THE REQUEST: Pictures are not part of the copy. Retype the lines from the first one through the line that contains "xpos = list(range(len(categories)))".

##### STORED RECORDS

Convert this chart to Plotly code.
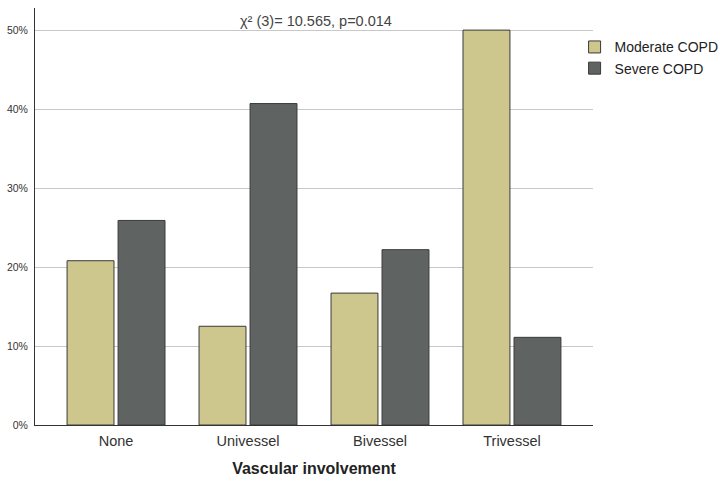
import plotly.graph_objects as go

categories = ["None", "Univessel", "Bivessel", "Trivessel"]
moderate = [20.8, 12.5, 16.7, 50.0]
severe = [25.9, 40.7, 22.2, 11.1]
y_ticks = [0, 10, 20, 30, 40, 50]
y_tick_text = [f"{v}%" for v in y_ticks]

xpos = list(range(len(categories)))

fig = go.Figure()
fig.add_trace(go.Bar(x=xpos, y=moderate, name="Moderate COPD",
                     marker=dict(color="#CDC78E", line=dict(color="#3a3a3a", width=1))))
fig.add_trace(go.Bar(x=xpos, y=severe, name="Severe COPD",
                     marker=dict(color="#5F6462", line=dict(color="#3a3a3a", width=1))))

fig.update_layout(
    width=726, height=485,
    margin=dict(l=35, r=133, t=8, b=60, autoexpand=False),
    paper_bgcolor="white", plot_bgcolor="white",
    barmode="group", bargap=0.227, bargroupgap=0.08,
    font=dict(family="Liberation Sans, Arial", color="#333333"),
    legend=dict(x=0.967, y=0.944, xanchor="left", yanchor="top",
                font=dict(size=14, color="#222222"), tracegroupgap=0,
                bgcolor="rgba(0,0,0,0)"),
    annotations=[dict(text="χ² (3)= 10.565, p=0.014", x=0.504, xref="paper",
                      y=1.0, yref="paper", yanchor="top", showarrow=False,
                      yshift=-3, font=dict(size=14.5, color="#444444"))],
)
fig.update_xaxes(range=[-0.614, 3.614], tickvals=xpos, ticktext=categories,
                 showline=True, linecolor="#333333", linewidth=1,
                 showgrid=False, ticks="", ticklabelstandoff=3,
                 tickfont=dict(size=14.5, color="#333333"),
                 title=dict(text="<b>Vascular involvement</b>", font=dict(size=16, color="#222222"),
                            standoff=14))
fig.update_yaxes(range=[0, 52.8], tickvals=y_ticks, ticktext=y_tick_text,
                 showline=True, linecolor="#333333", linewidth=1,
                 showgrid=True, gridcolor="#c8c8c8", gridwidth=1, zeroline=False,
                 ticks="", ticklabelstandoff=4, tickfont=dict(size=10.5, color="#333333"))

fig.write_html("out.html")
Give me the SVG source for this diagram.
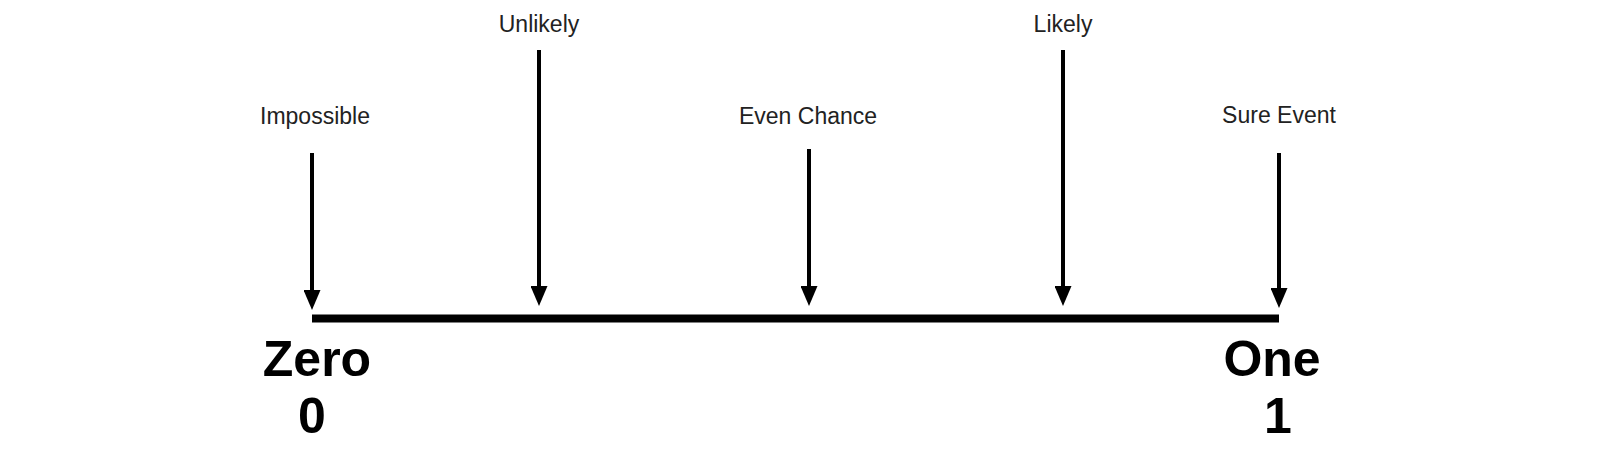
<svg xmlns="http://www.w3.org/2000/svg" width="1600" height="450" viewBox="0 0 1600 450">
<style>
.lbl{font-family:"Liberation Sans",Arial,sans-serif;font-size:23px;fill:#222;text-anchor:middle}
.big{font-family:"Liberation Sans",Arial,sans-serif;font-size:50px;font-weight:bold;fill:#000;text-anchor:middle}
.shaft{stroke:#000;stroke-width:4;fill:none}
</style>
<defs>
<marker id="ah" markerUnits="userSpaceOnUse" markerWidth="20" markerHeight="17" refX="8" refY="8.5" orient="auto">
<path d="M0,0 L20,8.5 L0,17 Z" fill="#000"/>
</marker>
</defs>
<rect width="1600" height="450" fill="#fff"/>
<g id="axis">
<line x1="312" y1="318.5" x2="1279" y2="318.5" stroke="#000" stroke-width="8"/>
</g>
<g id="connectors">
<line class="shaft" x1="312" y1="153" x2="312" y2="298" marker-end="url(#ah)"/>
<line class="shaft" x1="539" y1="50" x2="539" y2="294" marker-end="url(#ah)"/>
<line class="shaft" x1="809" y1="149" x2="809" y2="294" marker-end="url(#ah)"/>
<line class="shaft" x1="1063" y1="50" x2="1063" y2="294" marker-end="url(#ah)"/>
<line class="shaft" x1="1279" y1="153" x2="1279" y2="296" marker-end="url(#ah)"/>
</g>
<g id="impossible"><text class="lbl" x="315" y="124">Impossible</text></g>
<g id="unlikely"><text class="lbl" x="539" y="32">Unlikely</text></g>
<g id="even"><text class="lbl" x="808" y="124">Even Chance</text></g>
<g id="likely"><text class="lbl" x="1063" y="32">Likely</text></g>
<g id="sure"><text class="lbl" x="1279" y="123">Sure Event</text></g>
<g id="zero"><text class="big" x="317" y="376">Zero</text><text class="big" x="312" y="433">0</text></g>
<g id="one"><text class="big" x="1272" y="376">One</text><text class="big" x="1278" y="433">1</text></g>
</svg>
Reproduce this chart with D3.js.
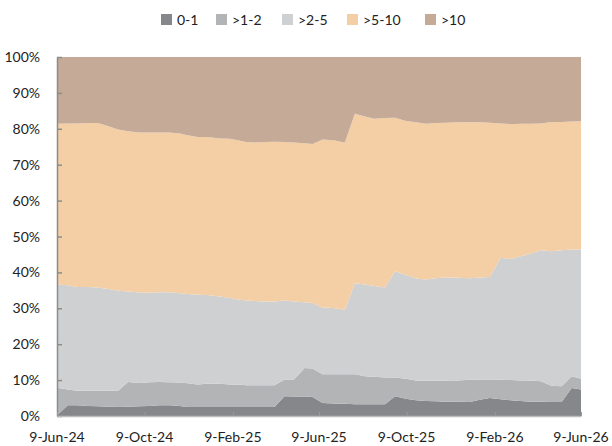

##########

OUTPUT OF THE EXERCISE:
Convert this chart to Plotly code.
import plotly.graph_objects as go

categories = ["None", "Univessel", "Bivessel", "Trivessel"]
moderate = [20.8, 12.5, 16.7, 50.0]
severe = [25.9, 40.7, 22.2, 11.1]
y_ticks = [0, 10, 20, 30, 40, 50]
y_tick_text = [f"{v}%" for v in y_ticks]

xpos = list(range(len(categories)))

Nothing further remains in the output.